Some in Congress, including Senator Lamar Alexander, Republican of Tennessee, while lauding Dr. Bigot’s efforts, argue that the project already consumes too much of the Energy Department’s basic research budget of about $5 billion.
“I remain concerned that continuing to support the ITER project would come at the expense of other Office of Science priorities that the Department of Energy has said are more important — and that I consider more important,” Mr. Alexander said in a statement.
While it is not clear what would happen to the project if the United States withdrew, Dr. Bigot argues that it is in every participating country’s interest to see it through. “You have a chance to know if fusion works or not,” he said. “If you miss this chance, maybe it will never come again.”
But even scientists who support ITER are concerned about the impact it has on other research.
“People around the country who work on projects that are the scientific basis for fusion are worried that they’re in a no-win situation,” said William Dorland, a physicist at the University of Maryland who is chairman of the plasma science committee of the National Academy of Sciences. “If ITER goes forward, it might eat up all the money.
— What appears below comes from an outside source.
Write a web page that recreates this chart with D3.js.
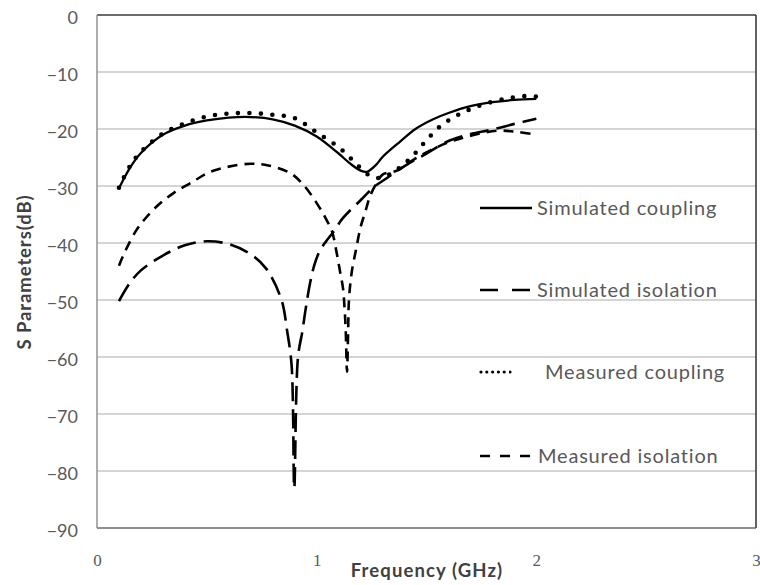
<!DOCTYPE html>
<html>
<head>
<meta charset="utf-8">
<script src="https://cdn.jsdelivr.net/npm/d3@7"></script>
<style>
  html, body { margin: 0; padding: 0; background: #ffffff; }
  svg { display: block; }
</style>
</head>
<body>
<svg id="chart" width="760" height="585"></svg>
<script>
// ---- Data ----
const yTicks = [0, -10, -20, -30, -40, -50, -60, -70, -80, -90];
const xTicks = [0, 1, 2, 3];

const simCouplingF = [0.1, 0.15, 0.2, 0.3, 0.4, 0.5, 0.6, 0.7, 0.8, 0.9, 1.0, 1.1, 1.15, 1.2, 1.23, 1.27, 1.3, 1.38, 1.45, 1.53, 1.6, 1.7, 1.8, 1.9, 2.0];
const simCouplingV = [-30.4, -26.8, -24.2, -21.0, -19.4, -18.5, -18.0, -17.9, -18.3, -19.4, -21.3, -24.3, -26.0, -27.3, -27.5, -26.3, -24.9, -22.2, -20.0, -18.3, -17.2, -16.0, -15.3, -14.9, -14.7];

const simIsolationF = [0.1, 0.15, 0.2, 0.3, 0.4, 0.5, 0.6, 0.7, 0.77, 0.84, 0.865, 0.886, 0.898, 0.915, 0.935, 0.947, 0.97, 0.99, 1.015, 1.045, 1.075, 1.12, 1.2, 1.26, 1.32, 1.4, 1.5, 1.6, 1.7, 1.8, 1.9, 2.0];
const simIsolationV = [-50.2, -47.0, -44.8, -42.2, -40.4, -39.7, -40.2, -42.0, -44.5, -50.0, -55.3, -61.5, -83.0, -60.0, -55.5, -52.3, -47.0, -43.8, -41.3, -39.6, -38.1, -35.6, -32.5, -30.2, -28.6, -26.5, -24.3, -22.1, -20.9, -20.1, -19.1, -18.2];

const measCouplingF = [0.1, 0.15, 0.2, 0.3, 0.4, 0.5, 0.6, 0.7, 0.8, 0.9, 1.0, 1.1, 1.17, 1.23, 1.28, 1.33, 1.42, 1.49, 1.56, 1.65, 1.75, 1.86, 1.96, 2.0];
const measCouplingV = [-30.3, -26.5, -24.0, -20.8, -19.0, -17.8, -17.3, -17.2, -17.5, -18.1, -20.6, -23.2, -25.7, -27.9, -28.6, -28.0, -25.4, -22.4, -19.6, -17.4, -15.8, -14.7, -14.2, -14.3];

const measIsolationF = [0.1, 0.13, 0.18, 0.22, 0.28, 0.35, 0.43, 0.51, 0.6, 0.7, 0.78, 0.878, 0.94, 1.0, 1.04, 1.07, 1.09, 1.105, 1.12, 1.127, 1.132, 1.138, 1.143, 1.147, 1.16, 1.18, 1.2, 1.22, 1.245, 1.28, 1.3, 1.365, 1.44, 1.52, 1.61, 1.71, 1.82, 1.91, 2.0];
const measIsolationV = [-44.0, -41.3, -37.7, -35.7, -33.3, -31.2, -29.4, -27.6, -26.6, -26.1, -26.4, -27.7, -29.8, -33.0, -35.6, -38.0, -41.5, -44.7, -48.0, -51.5, -55.0, -62.6, -56.0, -50.0, -45.0, -41.0, -37.2, -34.7, -31.6, -29.0, -28.0, -27.3, -25.4, -23.7, -22.2, -21.1, -20.3, -20.5, -21.0];

const seriesNames = ["Simulated coupling", "Simulated isolation", "Measured coupling", "Measured isolation"];
const xTitle = "Frequency (GHz)";
const yTitle = "S Parameters(dB)";

// ---- Layout ----
const svg = d3.select("#chart");
const pLeft = 97, pRight = 756, pTop = 15, pBottom = 528;
const x = d3.scaleLinear().domain([0, 3]).range([pLeft, pRight]);
const y = d3.scaleLinear().domain([-90, 0]).range([pBottom, pTop]);

const grey = "#595959";
const sans = "Lato, 'Open Sans', sans-serif";

// gridlines
svg.append("g").selectAll("line").data(yTicks.filter(d => d !== 0 && d !== -90)).join("line")
  .attr("x1", pLeft).attr("x2", pRight)
  .attr("y1", d => y(d)).attr("y2", d => y(d))
  .attr("stroke", "#c6c6c6").attr("stroke-width", 1.3);

// frame
svg.append("line").attr("x1", pLeft).attr("x2", pRight).attr("y1", y(0)).attr("y2", y(0))
  .attr("stroke", "#3a3a3a").attr("stroke-width", 1.6);
svg.append("line").attr("x1", pRight).attr("x2", pRight).attr("y1", pTop).attr("y2", pBottom)
  .attr("stroke", "#3a3a3a").attr("stroke-width", 1.6);
svg.append("line").attr("x1", pLeft).attr("x2", pRight).attr("y1", pBottom).attr("y2", pBottom)
  .attr("stroke", "#6a6a6a").attr("stroke-width", 1.6);
svg.append("line").attr("x1", pLeft).attr("x2", pLeft).attr("y1", pTop).attr("y2", pBottom)
  .attr("stroke", "#8a8a8a").attr("stroke-width", 1.4);

// y tick labels
const yAxis = d3.axisLeft(y).tickValues(yTicks).tickSize(0).tickPadding(0).tickFormat(d3.format("d"));
const ya = svg.append("g").attr("transform", `translate(${pLeft - 19},0)`).call(yAxis);
ya.select(".domain").remove();
ya.selectAll("text").attr("fill", grey).attr("font-family", sans).attr("font-size", 18)
  .attr("dy", "0.45em");

// x tick labels
const xAxis = d3.axisBottom(x).tickValues(xTicks).tickSize(0).tickPadding(0).tickFormat(d3.format("d"));
const xa = svg.append("g").attr("transform", `translate(0,${pBottom + 28})`).call(xAxis);
xa.select(".domain").remove();
xa.selectAll("text").attr("fill", grey).attr("font-family", "'Liberation Serif', serif").attr("font-size", 17)
  .attr("dy", "0.6em");

// axis titles
svg.append("text").text(xTitle).attr("x", 427).attr("y", 577)
  .attr("text-anchor", "middle").attr("font-family", sans).attr("font-weight", "bold")
  .attr("font-size", 18.5).attr("letter-spacing", 1.1).attr("fill", "#404040");
svg.append("text").text(yTitle)
  .attr("transform", "translate(31,272) rotate(-90)")
  .attr("text-anchor", "middle").attr("font-family", sans).attr("font-weight", "bold")
  .attr("font-size", 18.5).attr("letter-spacing", 0.9).attr("fill", "#404040");

// lines
const line = d3.line().x(d => x(d[0])).y(d => y(d[1])).curve(d3.curveCatmullRom.alpha(0.5));
const zip = (a, b) => a.map((v, i) => [v, b[i]]);

const styles = [
  { dash: null, width: 2.3, cap: "butt", legendDash: null, legendX2: 532, textX: 537 },
  { dash: "19,8", width: 2.6, cap: "butt", legendDash: "18,14", legendX2: 532, textX: 537 },
  { dash: "0,11.5", width: 4.6, cap: "round", legendDash: "0,5.8", legendX2: 510, textX: 545 },
  { dash: "10,7", width: 2.6, cap: "butt", legendDash: "10,10", legendX2: 532, textX: 538 }
];
const seriesData = [
  zip(simCouplingF, simCouplingV),
  zip(simIsolationF, simIsolationV),
  zip(measCouplingF, measCouplingV),
  zip(measIsolationF, measIsolationV)
];

const drawOrder = [3, 1, 0, 2];
drawOrder.forEach(i => {
  const s = styles[i];
  svg.append("path").datum(seriesData[i])
    .attr("d", line)
    .attr("fill", "none").attr("stroke", "#000")
    .attr("stroke-width", s.width)
    .attr("stroke-linecap", s.cap)
    .attr("stroke-linejoin", "round")
    .attr("stroke-dasharray", s.dash);
});

// legend
const legendY = [208, 290, 372, 456];
const lg = svg.append("g").selectAll("g").data(seriesNames).join("g");
lg.append("line")
  .attr("x1", (d, i) => styles[i].cap === "round" ? 481 : 480)
  .attr("x2", (d, i) => styles[i].legendX2)
  .attr("y1", (d, i) => legendY[i]).attr("y2", (d, i) => legendY[i])
  .attr("stroke", "#000")
  .attr("stroke-width", (d, i) => styles[i].cap === "round" ? 3.2 : 2.6)
  .attr("stroke-linecap", (d, i) => styles[i].cap)
  .attr("stroke-dasharray", (d, i) => styles[i].legendDash);
lg.append("text").text(d => d)
  .attr("x", (d, i) => styles[i].textX)
  .attr("y", (d, i) => legendY[i])
  .attr("dy", "0.33em")
  .attr("letter-spacing", 0.8)
  .attr("font-family", sans).attr("font-size", 20).attr("fill", grey);
</script>
</body>
</html>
If it doesn’t expand and the U.S. pulls out, it may pull down a lot of good science in the downdraft.”
In the ITER tokamak, deuterium and tritium nuclei will fuse to form helium, losing a small amount of mass that is converted into a huge amount of energy. Most of the energy will be carried away by neutrons, which will escape the plasma and strike the walls of the tokamak, producing heat.
In a fusion power plant, that heat would be used to make steam to turn a turbine to generate electricity, much as existing power plants do using other sources of heat, like burning coal. ITER’s heat will be dissipated through cooling towers.
There is no risk of a runaway reaction and meltdown as with nuclear fission and, while radioactive waste is produced, it is not nearly as long-lived as the spent fuel rods and irradiated components of a fission reactor.
To fuse, atomic nuclei must move very fast — they must be extremely hot — to overcome natural repulsive forces and collide. In the sun, the extreme gravitational field does much of the work. Nuclei need to be at a temperature of about 15 million degrees Celsius.
In a tokamak, without such a strong gravitational pull, the atoms need to be about 10 times hotter. So enormous amounts of energy are required to heat the plasma, using pulsating magnetic fields and other sources like microwaves. Just a few feet away, on the other hand, the windings of the superconducting electromagnets need to be cooled to a few degrees above absolute zero. Needless to say, the material and technical challenges are extreme.
Although all fusion reactors to date have produced less energy than they use, physicists are expecting that ITER will benefit from its larger size, and will produce about 10 times more power than it consumes. But they will face many challenges, chief among them developing the ability to prevent instabilities in the edges of the plasma that can damage the experiment.
Even in its early stages of construction, the project seems overwhelmingly complex. Embedded in the concrete surfaces are thousands of steel plates. They seem to be scattered at random throughout the structure, but actually are precisely located. ITER is being built to French nuclear plant standards, which prohibit drilling into concrete. So the plates — eventually about 80,000 of them — are where other components of the structure will be attached as construction progresses.
A mistake or two now could wreak havoc a few years down the road, but Dr. Bigot said that in this and other work on ITER, the key to avoiding errors was taking time.
“People consider that it’s long,” he said, referring to critics of the project timetable. “But if you want full control of quality, you need time.”